Questions might also cover hybrid architectures where you use both approaches strategically. Understanding partition pruning for external tables, the role of file formats in query performance, and how to estimate costs for each approach demonstrates the depth of knowledge these certifications expect.

Conclusion

The decision between external tables vs native tables in BigQuery represents a fundamental trade-off between performance and cost, between convenience and optimization. Native tables deliver the full power of BigQuery's query engine with predictable, fast performance. They make sense when data is queried frequently and when user experience depends on response times. External tables eliminate data duplication and reduce storage costs, making them ideal for infrequent analysis of data that needs to remain in Cloud Storage for other purposes.
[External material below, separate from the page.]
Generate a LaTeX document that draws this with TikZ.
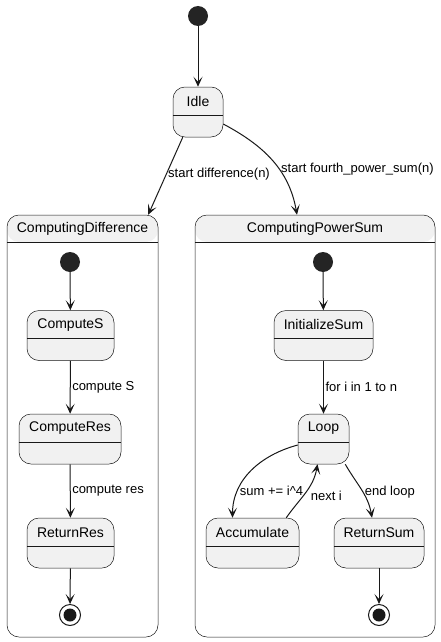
\documentclass[tikz,border=0pt]{standalone}
\usepackage{fontspec}
\setmainfont{Liberation Sans}
\usetikzlibrary{arrows.meta}
\definecolor{statefill}{HTML}{F1F1F1}
\definecolor{ink}{HTML}{181818}
\tikzset{statebox/.style={draw=ink, line width=.5pt, fill=statefill, rounded corners=12pt,
   minimum height=50pt, inner sep=0pt},
 composite/.style={draw=ink, line width=.5pt, fill=white, rounded corners=12pt, inner sep=0pt,
   path picture={\fill[statefill] (path picture bounding box.north west) rectangle
   ([yshift=-27pt]path picture bounding box.north east);}},
 statename/.style={font=\fontsize{14}{16}\selectfont, inner sep=0pt},
 divider/.style={draw=ink, line width=.5pt},
 initdot/.style={circle, fill=ink!95, minimum size=20pt, inner sep=0pt},
 finaldot/.style={circle, draw=ink, line width=1pt, fill=white, minimum size=21pt, inner sep=0pt,
   path picture={\fill[ink] (path picture bounding box.center) circle (6.5pt);}},
 trans/.style={draw=ink, line width=1pt, -{Stealth[length=10pt,width=9pt,inset=5pt]}},
 lbl/.style={font=\fontsize{13}{15}\selectfont, inner sep=1.5pt, anchor=west},
 }

\begin{document}
\begin{tikzpicture}[x=1pt, y=-1pt]
        \useasboundingbox (0,0) rectangle (441,642);
        % composite states
        \node[composite, minimum width=151pt, minimum height=422pt] (cdiff) at (82.5,426) {};
        \node[composite, minimum width=240pt, minimum height=422pt] (cpow) at (315,426) {};
        \draw[divider] (7,242) -- (158,242);
        \draw[divider] (195,242) -- (435,242);
        \node[statename] (cdifft) at ([yshift=-14pt]cdiff.north) {ComputingDifference};
        \node[statename] (cpowt) at ([yshift=-14pt]cpow.north) {ComputingPowerSum};

        % simple states
        \foreach \n/\x/\y/\w/\t in {idle/198/112/50/Idle, comps/70.5/335.5/87/ComputeS,
            compres/70/439/102/ComputeRes, retres/70.5/543/87/ReturnRes,
            initsum/323.5/335.5/99/InitializeSum, loop/323.5/439/51/Loop,
            accum/252.5/543/93/Accumulate, retsum/379/543/90/ReturnSum} {
            \node[statebox, minimum width=\w pt] (\n) at (\x,\y) {};
            \node[statename] (\n-t) at ([yshift=-14.5pt]\n.north) {\t};
            \draw[divider] ([yshift=-28pt]\n.north west) -- ([yshift=-28pt]\n.north east);
        }

        % pseudo states
        \node[initdot] (start) at (198,16) {};
        \node[initdot] (dstart) at (70,262) {};
        \node[initdot] (pstart) at (323,262) {};
        \node[finaldot] (dend) at (70,615) {};
        \node[finaldot] (pend) at (379,615) {};

        % transitions
        \draw[trans] (start) -- (idle);
        \draw[trans] ([xshift=10pt]idle.south west) -- node[lbl, pos=.48] {start difference(n)} ([xshift=-10pt]cdiff.north east);
        \draw[trans] ([yshift=-12pt]idle.east) to[out=-28, in=100] node[lbl, pos=.6] {start fourth\_power\_sum(n)} ([xshift=-18pt]cpow.north);
        \draw[trans] (dstart) -- (comps);
        \draw[trans] (comps) -- node[lbl] {compute S} (compres);
        \draw[trans] (compres) -- node[lbl] {compute res} (retres);
        \draw[trans] (retres) -- (dend);
        \draw[trans] (pstart) -- (initsum);
        \draw[trans] (initsum) -- node[lbl] {for i in 1 to n} (loop);
        \draw[trans] ([yshift=-6pt]loop.west) to[out=195, in=90] node[lbl, pos=.74] {sum += i\^{}4} ([xshift=-20pt]accum.north);
        \draw[trans] ([xshift=-13pt]accum.north east) to[out=55, in=-100] node[lbl, pos=.45, xshift=5pt, yshift=-1pt] {next i} ([xshift=-6pt]loop.south);
        \draw[trans] ([xshift=-4pt]loop.south east) to[out=-60, in=100] node[lbl, pos=.55] {end loop} ([xshift=-7pt]retsum.north);
        \draw[trans] (retsum) -- (pend);
    \end{tikzpicture}
\end{document}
Thoughtful data engineering means recognizing that this isn't an either-or decision across your entire data platform. Most production systems benefit from using both approaches strategically. Hot data that powers dashboards lives in native tables. Cold data used for occasional analysis or shared with other tools stays in Cloud Storage and gets queried through external tables. The key is understanding the technical and economic implications of each choice so you can design systems that balance performance, cost, and operational complexity appropriately for your specific context.